Embora tenha sido um teólogo exemplar, Gracián não leva sua coleção de conselhos para o lado místico ou religioso. Ao contrário, ele se baseia na lógica e na observação do que estava ao seu redor para tecer máximas de teor prático e realista, repletas de conceitos racionais de retórica refinada, que levaram os críticos a classificar o filósofo neo-estoico como membro do Conceptismo, corrente literária do estilo barroco que tinha no poeta Francisco Gómez de Quevedo seu maior expoente.
Assim, Gracián se distancia de Sun Tzu e Maquiavel, para se aproximar de Sêneca e Marco Aurélio na estante de livros que sobrevivem à cabeceira da cama daqueles que apreciam uma leitura edificante e prazerosa.

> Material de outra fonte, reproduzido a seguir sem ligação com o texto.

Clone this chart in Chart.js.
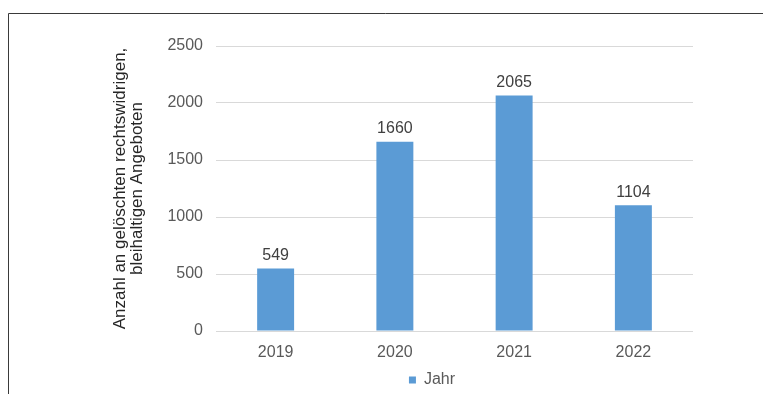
<!DOCTYPE html>
<html lang="de">
<head>
<meta charset="utf-8">
<title>Gelöschte bleihaltige Angebote</title>
<script src="https://cdn.jsdelivr.net/npm/chart.js@4/dist/chart.umd.min.js"></script>
<style>
  html, body { margin: 0; padding: 0; background: #fff; }
  #wrap { position: relative; width: 763px; height: 394px; }
</style>
</head>
<body>
<div id="wrap"><canvas id="angeboteChart"></canvas></div>
<script>
const jahre = ["2019", "2020", "2021", "2022"];
const geloeschteAngebote = [549, 1660, 2065, 1104];
const serienName = "Jahr";
const achsenTitel = ["Anzahl an gelöschten rechtswidrigen,", "bleihaltigen Angeboten"];

const textFont = "'Liberation Sans', Arial, sans-serif";

// Rahmenlinien oben und links
const rahmen = {
  id: "rahmen",
  beforeDraw(chart) {
    const ctx = chart.ctx;
    ctx.save();
    ctx.strokeStyle = "#3a3a3a";
    ctx.lineWidth = 1;
    ctx.beginPath();
    ctx.moveTo(8.5, chart.height);
    ctx.lineTo(8.5, 13.5);
    ctx.lineTo(chart.width, 13.5);
    ctx.stroke();
    ctx.restore();
  },
};

// Werte über den Balken
const werteLabels = {
  id: "werteLabels",
  afterDatasetsDraw(chart) {
    const ctx = chart.ctx;
    const meta = chart.getDatasetMeta(0);
    ctx.save();
    ctx.font = "16px " + textFont;
    ctx.fillStyle = "#404040";
    ctx.textAlign = "center";
    ctx.textBaseline = "middle";
    meta.data.forEach((bar, i) => {
      ctx.fillText(String(chart.data.datasets[0].data[i]), bar.x, bar.y - 13);
    });
    ctx.restore();
  },
};

new Chart(document.getElementById("angeboteChart"), {
  type: "bar",
  data: {
    labels: jahre,
    datasets: [
      {
        label: serienName,
        data: geloeschteAngebote,
        backgroundColor: "#5b9bd5",
        borderWidth: 0,
        categoryPercentage: 1,
        barPercentage: 0.31,
      },
    ],
  },
  options: {
    responsive: true,
    maintainAspectRatio: false,
    animation: false,
    layout: { padding: { left: 112, right: 11, top: 46, bottom: -4 } },
    plugins: {
      legend: {
        position: "bottom",
        labels: {
          boxWidth: 7,
          boxHeight: 7,
          padding: 4,
          color: "#595959",
          font: { family: textFont, size: 16 },
        },
      },
      tooltip: { enabled: false },
    },
    scales: {
      x: {
        afterFit(scale) {
          scale.height = 37;
        },
        grid: { display: false, drawTicks: false },
        border: { display: false },
        ticks: {
          padding: 12,
          color: "#595959",
          font: { family: textFont, size: 16 },
        },
      },
      y: {
        min: 0,
        max: 2500,
        afterFit(scale) {
          scale.width = 104;
        },
        grid: { color: "#d9d9d9", drawTicks: false },
        border: { display: false },
        ticks: {
          stepSize: 500,
          padding: 13,
          color: "#595959",
          font: { family: textFont, size: 16 },
          callback: (value) => String(value),
        },
        title: {
          display: true,
          text: achsenTitel,
          color: "#262626",
          padding: 0,
          font: { family: textFont, size: 17, lineHeight: 1.0 },
        },
      },
      // leerer Rand rechts neben dem Diagramm
      rand: {
        type: "linear",
        position: "right",
        afterFit(scale) {
          scale.width = 59;
        },
        grid: { display: false, drawTicks: false },
        border: { display: false },
        ticks: { display: false },
      },
    },
  },
  plugins: [rahmen, werteLabels],
});
</script>
</body>
</html>
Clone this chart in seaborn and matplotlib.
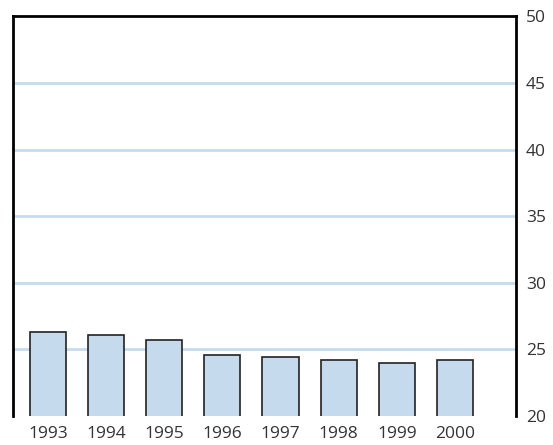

[1]Jean Tosetto (1976) é arquiteto e urbanista graduado pela Pontifícia Universidade Católica de Campinas, São Paulo. Tem escritório próprio desde 1999. O autor e editor de livros é adepto do Value Investing e colabora com a Suno Research desde janeiro de 2017, onde já escreveu livros de sucesso em parcerias com Tiago Reis, Professor Baroni e Felipe Tadewald. Publicou sua primeira obra, “MP Lafer: a recriação de um ícone”, em 2012, de forma independente.